● What you are asked to do
Please print the lines between the one with "Emit a web page" and the one with "d3.scaleLinear().domain([-20, 85]).range([plotB, plotT]);", both ends included, exactly as written, with no pictures.

— START OF Records for this exercise —

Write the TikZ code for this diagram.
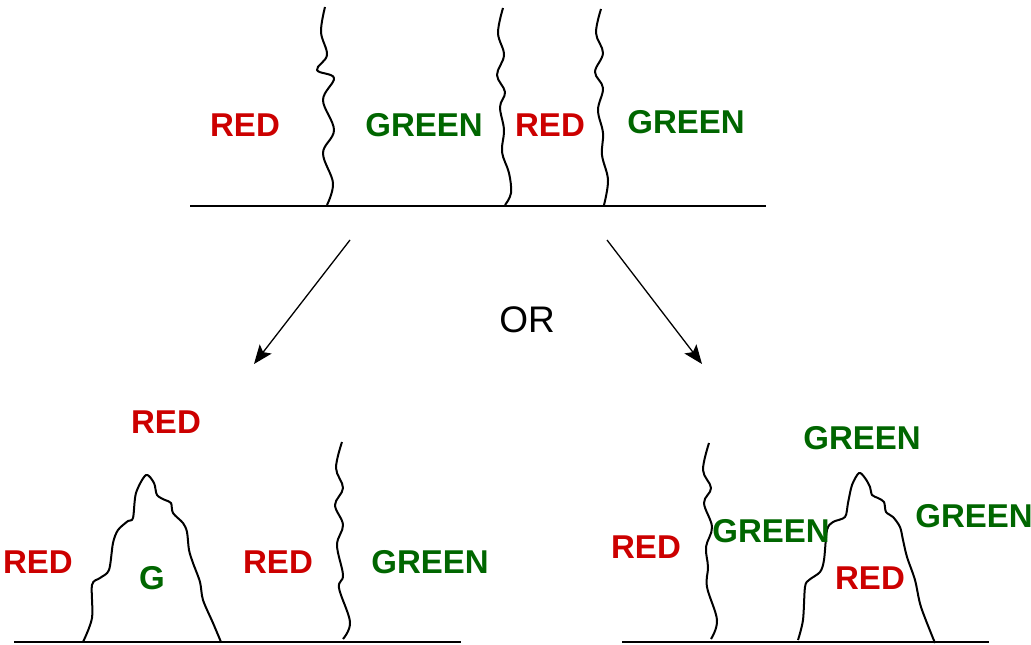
\documentclass[tikz,border=0pt]{standalone}
\usepackage{fontspec}
\setmainfont{Liberation Sans}
\usetikzlibrary{arrows.meta}
\definecolor{redc}{RGB}{204,0,0}
\definecolor{greenc}{RGB}{0,102,0}
\tikzset{
  lbl/.style={inner sep=0pt, anchor=center, font=\fontsize{33}{33}\selectfont\bfseries},
  redlbl/.style={lbl, text=redc},
  greenlbl/.style={lbl, text=greenc},
  ground/.style={line width=2.6pt},
  wave/.style={line width=2pt, line join=round},
  branch/.style={line width=1.3pt, -{Stealth[length=19pt,width=15pt,inset=4pt]}}
}
\begin{document}
\begin{tikzpicture}[x=1pt,y=-1pt]
\useasboundingbox (0,0) rectangle (1031,645);

% top strand with its three wavy boundaries
\draw[ground] (190,206) -- (766,206);
\draw[wave] plot[smooth,tension=0.6] coordinates {(325,7) (321,32) (327,55) (317,70) (334,78) (323,100) (334,130) (323,153) (333,183) (327,205)};
\draw[wave] plot[smooth,tension=0.6] coordinates {(503,8) (498,33) (504,55) (497,75) (505,92) (500,107) (504,130) (502,152) (509,173) (511,193) (505,205)};
\draw[wave] plot[smooth,tension=0.6] coordinates {(601,9) (596,33) (603,53) (595,72) (603,88) (598,110) (603,133) (602,155) (608,180) (604,205)};

\node[redlbl]   (t1) at (245,125) {RED};
\node[greenlbl] (t2) at (424,125) {GREEN};
\node[redlbl]   (t3) at (550,125) {RED};
\node[greenlbl] (t4) at (686,122) {GREEN};

% the two outcomes
\coordinate (la) at (350,240);
\coordinate (lb) at (254,364);
\coordinate (ra) at (607,240);
\coordinate (rb) at (702,364);
\draw[branch] (la) -- (lb);
\draw[branch] (ra) -- (rb);
\node[inner sep=0pt, font=\fontsize{37}{37}\selectfont] (or) at (527,320) {OR};

% left outcome
\draw[ground] (14,642) -- (461,642);
\draw[wave] plot[smooth,tension=0.5] coordinates {(83,642) (92,618) (92,585) (100,578) (109,570) (113,543) (118,530) (128,521) (133,518) (136,493) (146,475) (154,483) (157,495) (165,500) (171,503) (173,513) (183,523) (187,532) (189,550) (193,563) (200,582) (203,600) (213,623) (221,642)};
\draw[wave] plot[smooth,tension=0.6] coordinates {(342,442) (336,468) (343,488) (335,505) (343,525) (337,545) (343,575) (339,588) (350,622) (343,639)};

\node[redlbl]   (l1) at (166,422) {RED};
\node[redlbl]   (l2) at (38,562) {RED};
\node[greenlbl] (l3) at (152,578) {G};
\node[redlbl]   (l4) at (278,562) {RED};
\node[greenlbl] (l5) at (430,562) {GREEN};

% right outcome
\draw[ground] (622,642) -- (989,642);
\draw[wave] plot[smooth,tension=0.6] coordinates {(709,443) (703,470) (711,488) (704,503) (712,527) (706,547) (708,567) (707,587) (717,620) (711,639)};
\draw[wave] plot[smooth,tension=0.5] coordinates {(798,640) (803,620) (805,587) (809,580) (820,572) (824,560) (827,530) (833,522) (845,517) (848,503) (852,485) (859,473) (865,478) (870,487) (872,495) (878,498) (884,502) (886,512) (893,517) (900,527) (903,540) (907,557) (915,580) (921,607) (935,643)};

\node[greenlbl] (r1) at (862,438) {GREEN};
\node[redlbl]   (r2) at (646,547) {RED};
\node[greenlbl] (r3) at (771,531) {GREEN};
\node[greenlbl] (r4) at (974,516) {GREEN};
\node[redlbl]   (r5) at (870,578) {RED};
\end{tikzpicture}
\end{document}
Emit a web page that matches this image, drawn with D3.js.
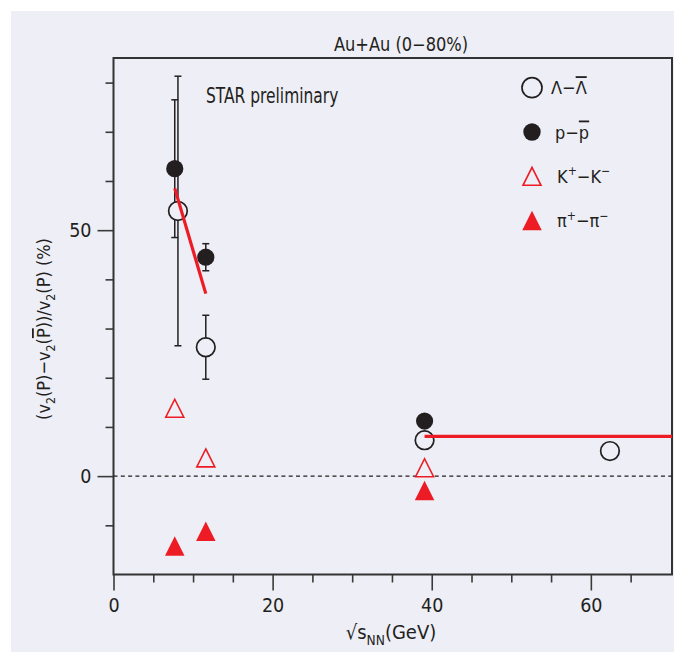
<!DOCTYPE html>
<html>
<head>
<meta charset="utf-8">
<script src="https://cdn.jsdelivr.net/npm/d3@7"></script>
<style>
  html, body { margin: 0; padding: 0; background: #ffffff; }
  svg { display: block; }
  text { fill: #231f20; font-family: "Liberation Sans Narrow", "DejaVu Sans Condensed", "Arial Narrow", sans-serif; }
</style>
</head>
<body>
<svg id="chart" width="685" height="663"></svg>
<script>
// Relative v2 difference between particles and antiparticles vs collision energy
const title = "Au+Au (0\u221280%)";
const note = "STAR preliminary";

const xMajorTicks = [0, 20, 40, 60];
const xMinorTicks = [5, 10, 15, 25, 30, 35, 45, 50, 55, 65];
const yMajorTicks = [0, 50];
const yMinorTicks = [-10, 10, 20, 30, 40, 60, 70, 80];

// Lambda - anti-Lambda (open circles)
const lambdaX = [8.1, 11.6, 39.1, 62.4];
const lambdaY = [53.9, 26.2, 7.3, 5.1];
const lambdaErr = [27.4, 6.5, 0, 0];

// p - anti-p (filled circles)
const protonX = [7.7, 11.6, 39.1];
const protonY = [62.5, 44.5, 11.2];
const protonErr = [14.0, 2.75, 0];

// K+ - K- (open triangles)
const kaonX = [7.7, 11.6, 39.1];
const kaonY = [13.8, 3.7, 1.7];

// pi+ - pi- (filled triangles)
const pionX = [7.7, 11.6, 39.1];
const pionY = [-14.2, -11.2, -2.9];

// Red trend lines
const fitLowX = [7.7, 11.6];
const fitLowY = [58.5, 37.1];
const fitHighX = [39.1, 70.2];
const fitHighY = [8.1, 8.1];

const bg = "#eeeef6";
const ink = "#231f20";
const red = "#ed1c24";

const svg = d3.select("#chart");
svg.append("rect").attr("x", 11).attr("y", 11).attr("width", 663).attr("height", 641).attr("fill", bg);

const plotL = 113.5, plotR = 672, plotT = 58, plotB = 574.5;
const x = d3.scaleLinear().domain([0, 70.2]).range([plotL, plotR]);
const y = d3.scaleLinear().domain([-20, 85]).range([plotB, plotT]);

// Rich text helper: parts with optional sub / sup / over
function rich(sel, parts, size) {
  let off = 0;
  parts.forEach(p => {
    const ts = sel.append("tspan").text(p.t);
    const target = p.sub ? size * 0.3 : p.sup ? -size * 0.42 : 0;
    if (target !== off) ts.attr("dy", target - off);
    off = target;
    if (p.sub || p.sup) ts.attr("font-size", size * 0.68);
    if (p.over) ts.style("text-decoration", "overline");
  });
}

// Axes
const axisStyle = g => {
  g.select(".domain").remove();
  g.selectAll("line").attr("stroke", "#3a3a3a").attr("stroke-width", 1.6);
  g.selectAll("text").attr("font-size", 19.5).attr("fill", ink)
    .style("font-family", "'Liberation Sans Narrow','DejaVu Sans Condensed',sans-serif");
};

svg.append("g").attr("transform", `translate(0,${plotB})`)
  .call(d3.axisBottom(x).tickValues(xMinorTicks).tickSize(8).tickFormat(""))
  .call(axisStyle);
svg.append("g").attr("transform", `translate(0,${plotB})`)
  .call(d3.axisBottom(x).tickValues(xMajorTicks).tickSize(16).tickPadding(8).tickFormat(d3.format("d")))
  .call(axisStyle);

svg.append("g").attr("transform", `translate(${plotL},0)`)
  .call(d3.axisLeft(y).tickValues(yMinorTicks).tickSize(8).tickFormat(""))
  .call(axisStyle);
svg.append("g").attr("transform", `translate(${plotL},0)`)
  .call(d3.axisLeft(y).tickValues(yMajorTicks).tickSize(16).tickPadding(6).tickFormat(d3.format("d")))
  .call(axisStyle);

// Frame
svg.append("rect").attr("x", plotL).attr("y", plotT)
  .attr("width", plotR - plotL).attr("height", plotB - plotT)
  .attr("fill", "none").attr("stroke", "#333").attr("stroke-width", 2);

// Zero line
svg.append("line").attr("x1", x(0)).attr("x2", plotR).attr("y1", y(0)).attr("y2", y(0))
  .attr("stroke", ink).attr("stroke-width", 1.3).attr("stroke-dasharray", "4,3.3");

// Title and note (condensed horizontally)
svg.append("text").attr("transform", "translate(401,51) scale(0.95,1)").attr("text-anchor", "middle")
  .attr("font-size", 19).text(title);
svg.append("text").attr("transform", "translate(206,103) scale(0.84,1)").attr("font-size", 20.5).text(note);

// Axis titles
const yl = svg.append("text").attr("transform", "translate(50,329) rotate(-90)")
  .attr("text-anchor", "middle").attr("font-size", 18);
rich(yl, [
  { t: "(v" }, { t: "2", sub: true }, { t: "(P)\u2212v" }, { t: "2", sub: true },
  { t: "(" }, { t: "P", over: true }, { t: "))/v" }, { t: "2", sub: true }, { t: "(P) (%)" }
], 18);

const xl = svg.append("text").attr("x", 391).attr("y", 639).attr("text-anchor", "middle").attr("font-size", 20);
rich(xl, [{ t: "\u221As" }, { t: "NN", sub: true }, { t: "(GeV)" }], 20);

// Error bars
function errorBars(xs, ys, es) {
  const d = xs.map((v, i) => ({ x: v, y: ys[i], e: es[i] })).filter(d => d.e > 0);
  const g = svg.append("g").attr("stroke", ink).attr("stroke-width", 1.5);
  g.selectAll(".v").data(d).join("line")
    .attr("x1", d => x(d.x)).attr("x2", d => x(d.x))
    .attr("y1", d => y(d.y + d.e)).attr("y2", d => y(d.y - d.e));
  [1, -1].forEach(s => {
    g.selectAll(null).data(d).join("line")
      .attr("x1", d => x(d.x) - 3.5).attr("x2", d => x(d.x) + 3.5)
      .attr("y1", d => y(d.y + s * d.e)).attr("y2", d => y(d.y + s * d.e));
  });
}
errorBars(protonX, protonY, protonErr);
errorBars(lambdaX, lambdaY, lambdaErr);

const tri = (cx, cy, s) => `M${cx},${cy - s / 2}L${cx + s / 2},${cy + s / 2}L${cx - s / 2},${cy + s / 2}Z`;

// Open circles
svg.append("g").selectAll("circle").data(lambdaX.map((v, i) => [v, lambdaY[i]])).join("circle")
  .attr("cx", d => x(d[0])).attr("cy", d => y(d[1])).attr("r", 9.3)
  .attr("fill", bg).attr("stroke", ink).attr("stroke-width", 1.7);

// Red trend lines
const line = d3.line().x(d => x(d[0])).y(d => y(d[1]));
[[fitLowX, fitLowY], [fitHighX, fitHighY]].forEach(([xs, ys]) => {
  svg.append("path").attr("d", line(xs.map((v, i) => [v, ys[i]])))
    .attr("fill", "none").attr("stroke", red).attr("stroke-width", 3.2);
});

// Filled circles
svg.append("g").selectAll("circle").data(protonX.map((v, i) => [v, protonY[i]])).join("circle")
  .attr("cx", d => x(d[0])).attr("cy", d => y(d[1])).attr("r", 8.6).attr("fill", ink);

// Open triangles
svg.append("g").selectAll("path").data(kaonX.map((v, i) => [v, kaonY[i]])).join("path")
  .attr("d", d => tri(x(d[0]), y(d[1]), 18))
  .attr("fill", bg).attr("stroke", red).attr("stroke-width", 1.6).attr("stroke-linejoin", "miter");

// Filled triangles
svg.append("g").selectAll("path").data(pionX.map((v, i) => [v, pionY[i]])).join("path")
  .attr("d", d => tri(x(d[0]), y(d[1]), 19.5)).attr("fill", red);

// Legend
const legendLabels = [
  [{ t: "\u039B\u2212" }, { t: "\u039B", over: true }],
  [{ t: "p\u2212" }, { t: "p", over: true }],
  [{ t: "K" }, { t: "+", sup: true }, { t: "\u2212K" }, { t: "\u2212", sup: true }],
  [{ t: "\u03C0" }, { t: "+", sup: true }, { t: "\u2212\u03C0" }, { t: "\u2212", sup: true }]
];
const legendTextX = [551, 555, 557, 557];
const lx = 532, ly0 = 87.7, ldy = 44.3;
legendLabels.forEach((parts, i) => {
  const cy = ly0 + i * ldy;
  if (i === 0) svg.append("circle").attr("cx", lx).attr("cy", cy).attr("r", 10)
    .attr("fill", "none").attr("stroke", ink).attr("stroke-width", 1.7);
  if (i === 1) svg.append("circle").attr("cx", lx).attr("cy", cy).attr("r", 8.7).attr("fill", ink);
  if (i === 2) svg.append("path").attr("d", tri(lx, cy, 18)).attr("fill", "none")
    .attr("stroke", red).attr("stroke-width", 1.6);
  if (i === 3) svg.append("path").attr("d", tri(lx, cy, 19.5)).attr("fill", red);
  const t = svg.append("text").attr("x", legendTextX[i]).attr("y", cy + 6.5).attr("font-size", 18);
  rich(t, parts, 18);
});
</script>
</body>
</html>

— END OF Records for this exercise —

● Result of this exercise
Emit a web page that matches this image, drawn with D3.js.
<!DOCTYPE html>
<html>
<head>
<meta charset="utf-8">
<script src="https://cdn.jsdelivr.net/npm/d3@7"></script>
<style>
  html, body { margin: 0; padding: 0; background: #ffffff; }
  svg { display: block; }
  text { fill: #231f20; font-family: "Liberation Sans Narrow", "DejaVu Sans Condensed", "Arial Narrow", sans-serif; }
</style>
</head>
<body>
<svg id="chart" width="685" height="663"></svg>
<script>
// Relative v2 difference between particles and antiparticles vs collision energy
const title = "Au+Au (0\u221280%)";
const note = "STAR preliminary";

const xMajorTicks = [0, 20, 40, 60];
const xMinorTicks = [5, 10, 15, 25, 30, 35, 45, 50, 55, 65];
const yMajorTicks = [0, 50];
const yMinorTicks = [-10, 10, 20, 30, 40, 60, 70, 80];

// Lambda - anti-Lambda (open circles)
const lambdaX = [8.1, 11.6, 39.1, 62.4];
const lambdaY = [53.9, 26.2, 7.3, 5.1];
const lambdaErr = [27.4, 6.5, 0, 0];

// p - anti-p (filled circles)
const protonX = [7.7, 11.6, 39.1];
const protonY = [62.5, 44.5, 11.2];
const protonErr = [14.0, 2.75, 0];

// K+ - K- (open triangles)
const kaonX = [7.7, 11.6, 39.1];
const kaonY = [13.8, 3.7, 1.7];

// pi+ - pi- (filled triangles)
const pionX = [7.7, 11.6, 39.1];
const pionY = [-14.2, -11.2, -2.9];

// Red trend lines
const fitLowX = [7.7, 11.6];
const fitLowY = [58.5, 37.1];
const fitHighX = [39.1, 70.2];
const fitHighY = [8.1, 8.1];

const bg = "#eeeef6";
const ink = "#231f20";
const red = "#ed1c24";

const svg = d3.select("#chart");
svg.append("rect").attr("x", 11).attr("y", 11).attr("width", 663).attr("height", 641).attr("fill", bg);

const plotL = 113.5, plotR = 672, plotT = 58, plotB = 574.5;
const x = d3.scaleLinear().domain([0, 70.2]).range([plotL, plotR]);
const y = d3.scaleLinear().domain([-20, 85]).range([plotB, plotT]);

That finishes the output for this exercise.